Certainly, the finale of Freaks is horrific. It happens on a stormy night and images of the characters lurking under wagons, through windows and around corners builds suspense. I don’t know if time has taken a physical toll on the actual film, if the MGM cuts made it choppy, or if it was simply filmed this way, but other than the mood that is set, the ending of Freaks is not scary. Even the final money shot is brief and leaves viewers to fill in an awful lot of what must have just happened. It’s certainly not the outright gory and sensational approach of American Horror Story.
Unfortunately, not only did MGM make cuts, they also forced a “happy ending” epilogue to be attached to the end. It’s organic, I suppose; it logically explains what might have happened next. But it causes you to finish the movie feeling good rather than unsettled. That’s another reason Freaks doesn’t necessarily feel like a horror film to me. However, this epilogue features the best character addition to the story (and the actress who gives the most heartfelt performance). This is Frieda (Daisy Earles), a female counterpart to Hans who turns the original story’s love triangle into a sweet love quadrangle.

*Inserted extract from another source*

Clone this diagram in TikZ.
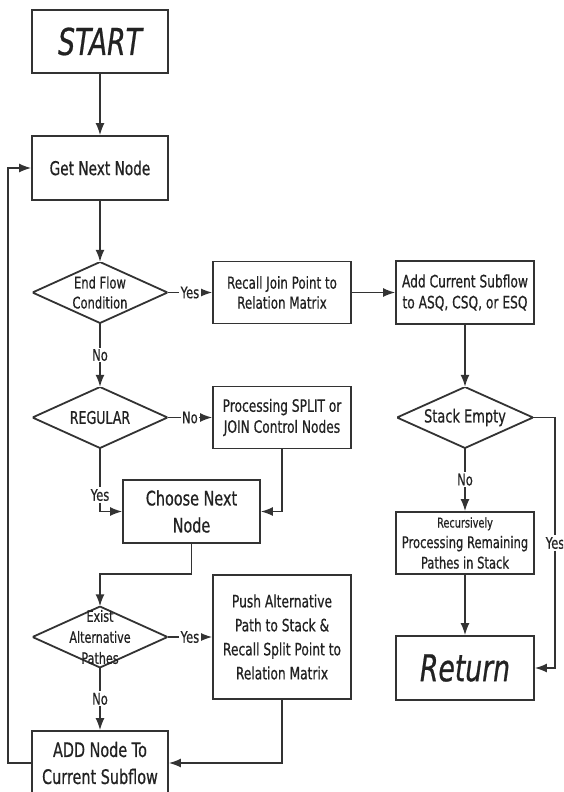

Freaks is required viewing for anyone claiming to be a horror fan. Perhaps you’ll identify more with its horrific aspects than I did. For me, it’s a fascinating snapshot of history that says more about the time in which it was made than it does about the time within the story itself, particularly in reference to how we view those who are different. At the beginning of Freaks runs a long “disclaimer” that outright acknowledges its freaks are abominations. The expected and acceptable behavior was to be reviled by them simply because of their deformities. Today that wouldn’t be, to say the least, politically correct. But I’d also like to think it just wouldn’t be acceptable on any human level.